Platform Reliability & Scalability: Build and maintain a centralised Kubernetes-based platform to support large-scale, highly available IoT and telecommunications workloads.
GitOps & Automation: Implement and manage GitOps workflows using ArgoCD and GitLab CI/CD pipelines to automate infrastructure provisioning and application delivery.
Infrastructure as Code: Develop and maintain Terraform modules, Ansible playbooks and scripting languages (e.g. Python) based automation to ensure consistent, auditable, and reproducible infrastructure deployments.
Monitoring & Observability: Configure and enhance monitoring, logging, and alerting systems (e.g., Prometheus, Grafana) to ensure proactive detection and resolution of platform issues.
System Optimisation & Troubleshooting: Analyse and optimise performance across Linux, Kubernetes, and AWS components; troubleshoot and resolve production incidents efficiently.

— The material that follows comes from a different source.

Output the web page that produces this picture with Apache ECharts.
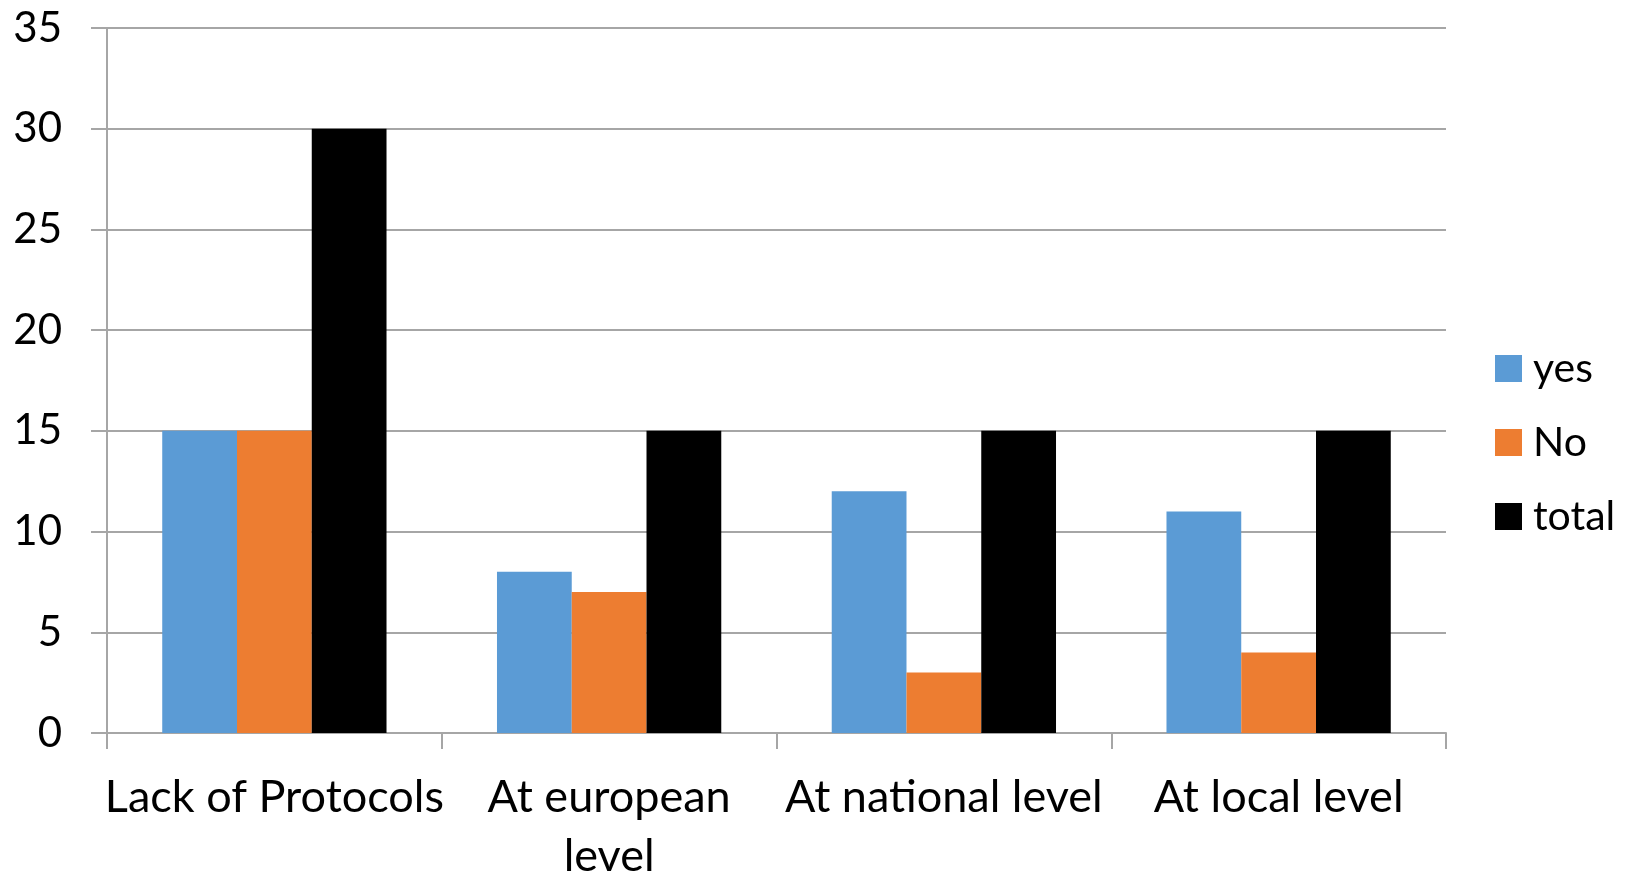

Security & Compliance: Apply DevSecOps best practices, enforce access control, and support secure platform design.
Platform User Support: Collaborate with internal teams using the platform - providing technical guidance, onboarding support, troubleshooting assistance, and CI/CD best practice consultations.
Collaboration & Continuous Improvement: Participate in design reviews, retrospectives, and cross-team discussions to drive operational excellence and evolve platform capabilities.